* Begin *

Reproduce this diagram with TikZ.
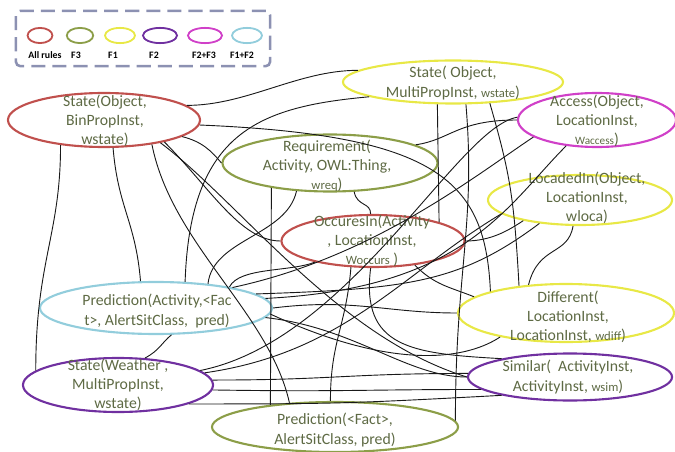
\documentclass[tikz,border=0pt]{standalone}
\usepackage{fontspec}
\setmainfont{Carlito}
\usetikzlibrary{shapes.geometric}
\definecolor{allrules}{RGB}{192,80,77}
\definecolor{fthree}{RGB}{140,158,72}
\definecolor{fone}{RGB}{232,232,70}
\definecolor{ftwo}{RGB}{112,48,160}
\definecolor{ftwothree}{RGB}{208,64,200}
\definecolor{fonetwo}{RGB}{146,205,220}
\definecolor{rtext}{RGB}{94,106,68}
\definecolor{legendline}{RGB}{140,145,178}
\tikzset{ctl/.style 2 args={to path={.. controls +(#1) and +(#2) .. (\tikztotarget)}}}

\begin{document}
\begin{tikzpicture}[x=0.025cm,y=-0.025cm,semithick,font=\fontsize{11.2}{13.6}\selectfont]
	\tikzstyle{rule}=[ellipse,draw,line width=1.5pt,inner sep=0pt]
	\tikzstyle{key}=[ellipse,draw,line width=1.3pt,minimum height=0.38cm,inner sep=0pt]
	\tikzstyle{keylabel}=[font=\fontsize{7}{8}\selectfont\bfseries,inner sep=0pt]
	\tikzstyle{rtxt}=[align=center,text=rtext,inner sep=0pt]
	\tikzstyle{link}=[draw=black!90,line width=0.65pt]
	\useasboundingbox (0,0) rectangle (675,452);
	
	% legend
	\node[draw=legendline,line width=1.8pt,dash pattern=on 10pt off 5pt,rounded corners=3pt,
		minimum width=6.35cm,minimum height=1.38cm] (legend) at (143,38.5) {};
	\node[key,draw=allrules,minimum width=0.62cm]  (k_all)  at (40,35.5)  {};
	\node[key,draw=fthree,minimum width=0.66cm]    (k_f3)   at (80,35.5)  {};
	\node[key,draw=fone,minimum width=0.75cm]      (k_f1)   at (120,35.5) {};
	\node[key,draw=ftwo,minimum width=0.85cm]      (k_f2)   at (160,35.5) {};
	\node[key,draw=ftwothree,minimum width=0.85cm] (k_f23)  at (205,35.5) {};
	\node[key,draw=fonetwo,minimum width=0.75cm]   (k_f12)  at (247,35.5) {};
	\node[keylabel] (l_all) at (45,55)  {All rules};
	\node[keylabel] (l_f3)  at (76,55)  {F3};
	\node[keylabel] (l_f1)  at (113,55) {F1};
	\node[keylabel] (l_f2)  at (154,55) {F2};
	\node[keylabel] (l_f23) at (204,55) {F2+F3};
	\node[keylabel] (l_f12) at (242,55) {F1+F2};
	
	% rules
	\node[rule,draw=allrules,minimum width=4.8cm,minimum height=1.35cm]    (sobj)     at (104,120) {};
	\node[rule,draw=fone,minimum width=5.5cm,minimum height=1.075cm]       (smulti)   at (453,82)  {};
	\node[rule,draw=ftwothree,minimum width=3.95cm,minimum height=1.35cm]  (access)   at (597,120) {};
	\node[rule,draw=fthree,minimum width=5.375cm,minimum height=1.425cm]   (req)      at (330,163) {};
	\node[rule,draw=fone,minimum width=4.6cm,minimum height=1.25cm]        (loca)     at (580,200) {};
	\node[rule,draw=allrules,minimum width=4.575cm,minimum height=1.3cm]   (occ)      at (373,241) {};
	\node[rule,draw=fonetwo,minimum width=5.8cm,minimum height=1.3cm]      (predact)  at (156,308) {};
	\node[rule,draw=fone,minimum width=5.4cm,minimum height=1.45cm]        (diff)     at (566,313) {};
	\node[rule,draw=ftwo,minimum width=4.75cm,minimum height=1.35cm]       (sweather) at (118,385) {};
	\node[rule,draw=ftwo,minimum width=5.1cm,minimum height=1.175cm]       (sim)      at (570,377) {};
	\node[rule,draw=fthree,minimum width=6.15cm,minimum height=1.25cm]     (predfact) at (335,427) {};
	
	\node[rtxt] (sobj_t)     at (105,121) {State(Object,\\BinPropInst,\\wstate)};
	\node[rtxt] (smulti_t)   at (453,83)  {State( Object,\\MultiPropInst, {\small wstate})};
	\node[rtxt] (access_t)   at (597,121) {Access(Object,\\LocationInst,\\{\footnotesize Waccess})};
	\node[rtxt] (req_t)      at (327,166) {Requirement(\\Activity, OWL:Thing,\\{\small wreq})};
	\node[rtxt] (loca_t)     at (587,198) {LocadedIn(Object,\\LocationInst,\\wloca)};
	\node[rtxt] (occ_t)      at (372,241) {OccuresIn(Activity\\, LocationInst,\\{\small Woccurs} )};
	\node[rtxt] (predact_t)  at (157,311) {Prediction(Activity,<Fac\\t>, AlertSitClass,~ pred)};
	\node[rtxt] (diff_t)     at (568,317) {Different(\\LocationInst,\\LocationInst, {\small wdiff})};
	\node[rtxt] (sweather_t) at (118,385) {State(Weather ,\\MultiPropInst,\\wstate)};
	\node[rtxt] (sim_t)      at (568,377) {Similar(~ ActivityInst,\\ActivityInst, {\small wsim})};
	\node[rtxt] (predfact_t) at (335,430) {Prediction(<Fact>,\\AlertSitClass, pred)};
	
	% links
	\path[link] (sobj.10)   edge[ctl={60,0}{-60,0}]      (smulti.173)
	(sobj.-3)   edge[ctl={240,10}{-5,-110}]  (diff.164)
	(sobj.-12)  edge[ctl={20,5}{-10,-12}]    (req.180)
	(sobj.-20)  edge[ctl={45,45}{-40,0}]     (occ.180)
	(sobj.-22)  edge[ctl={80,60}{-130,-40}]  (sim.180)
	(sobj.-27)  edge[ctl={20,100}{-20,-90}]  (predfact.152)
	(sobj.-72)  edge[ctl={5,60}{-5,-60}]     (predact.120)
	(sobj.-150) edge[ctl={0,90}{0,-110}]     (sweather.170);
	
	\path[link] (smulti.190) edge[ctl={-110,10}{5,-150}] (predact.42)
	(smulti.-125) edge (occ.16)
	(smulti.-60)  edge[ctl={10,120}{0,-150}] (predfact.3)
	(smulti.-30)  edge[ctl={20,70}{-5,-90}]  (diff.150)
	(access.180)  edge[ctl={-60,0}{35,-5}]   (req.12)
	(access.-165) edge[ctl={-60,40}{140,-30}] (predact.15)
	(access.178)  edge[ctl={-60,10}{150,-30}] (sweather.10);
	
	\path[link] (occ.0)    edge[ctl={25,0}{-15,10}]   (loca.-160)
	(loca.-105) edge[ctl={-5,30}{10,-40}]  (diff.143)
	(occ.-30)   edge[ctl={20,20}{-25,-10}] (diff.170)
	(occ.-130)  edge[ctl={-5,60}{0,-60}]   (predfact.100)
	(occ.-95)   edge[ctl={-10,80}{-90,-5}] (sim.165)
	(occ.-160)  edge[ctl={-25,10}{10,-20}] (predact.16)
	(req.-157)  edge (predfact.161)
	(req.-50)   edge[ctl={3,15}{0,-12}]    (occ.95)
	(req.-140)  edge[ctl={-10,45}{5,-45}]  (predact.25);
	
	\path[link] (predact.0)  edge[ctl={80,-10}{-70,0}]   (diff.180)
	(predact.-5)  edge[ctl={90,10}{-60,0}]     (sim.180)
	(predact.-3)  edge[ctl={130,60}{-30,20}]   (diff.-160)
	(predact.-60) edge[ctl={-10,8}{15,-8}]     (sweather.45)
	(predact.8)   edge[ctl={150,-5}{-80,60}]   (loca.-150)
	(predact.5)   edge[ctl={200,-10}{-60,60}]  (access.-140)
	(sweather.3)  edge[ctl={120,0}{-120,0}]    (sim.178)
	(sweather.-3) edge[ctl={130,2}{-120,0}]    (sim.-172)
	(sweather.-15) edge[ctl={150,0}{-150,8}]   (sim.-165)
	(sweather.8)  edge[ctl={140,-20}{-100,60}] (loca.-170);
\end{tikzpicture}
\end{document}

* End *

Restate the data word for word from its first line through the line with "(l_f12) at (242,55)", leaving out any picture along the way.

Reproduce this diagram with TikZ.
\documentclass[tikz,border=0pt]{standalone}
\usepackage{fontspec}
\setmainfont{Carlito}
\usetikzlibrary{shapes.geometric}
\definecolor{allrules}{RGB}{192,80,77}
\definecolor{fthree}{RGB}{140,158,72}
\definecolor{fone}{RGB}{232,232,70}
\definecolor{ftwo}{RGB}{112,48,160}
\definecolor{ftwothree}{RGB}{208,64,200}
\definecolor{fonetwo}{RGB}{146,205,220}
\definecolor{rtext}{RGB}{94,106,68}
\definecolor{legendline}{RGB}{140,145,178}
\tikzset{ctl/.style 2 args={to path={.. controls +(#1) and +(#2) .. (\tikztotarget)}}}

\begin{document}
\begin{tikzpicture}[x=0.025cm,y=-0.025cm,semithick,font=\fontsize{11.2}{13.6}\selectfont]
	\tikzstyle{rule}=[ellipse,draw,line width=1.5pt,inner sep=0pt]
	\tikzstyle{key}=[ellipse,draw,line width=1.3pt,minimum height=0.38cm,inner sep=0pt]
	\tikzstyle{keylabel}=[font=\fontsize{7}{8}\selectfont\bfseries,inner sep=0pt]
	\tikzstyle{rtxt}=[align=center,text=rtext,inner sep=0pt]
	\tikzstyle{link}=[draw=black!90,line width=0.65pt]
	\useasboundingbox (0,0) rectangle (675,452);
	
	% legend
	\node[draw=legendline,line width=1.8pt,dash pattern=on 10pt off 5pt,rounded corners=3pt,
		minimum width=6.35cm,minimum height=1.38cm] (legend) at (143,38.5) {};
	\node[key,draw=allrules,minimum width=0.62cm]  (k_all)  at (40,35.5)  {};
	\node[key,draw=fthree,minimum width=0.66cm]    (k_f3)   at (80,35.5)  {};
	\node[key,draw=fone,minimum width=0.75cm]      (k_f1)   at (120,35.5) {};
	\node[key,draw=ftwo,minimum width=0.85cm]      (k_f2)   at (160,35.5) {};
	\node[key,draw=ftwothree,minimum width=0.85cm] (k_f23)  at (205,35.5) {};
	\node[key,draw=fonetwo,minimum width=0.75cm]   (k_f12)  at (247,35.5) {};
	\node[keylabel] (l_all) at (45,55)  {All rules};
	\node[keylabel] (l_f3)  at (76,55)  {F3};
	\node[keylabel] (l_f1)  at (113,55) {F1};
	\node[keylabel] (l_f2)  at (154,55) {F2};
	\node[keylabel] (l_f23) at (204,55) {F2+F3};
	\node[keylabel] (l_f12) at (242,55) {F1+F2};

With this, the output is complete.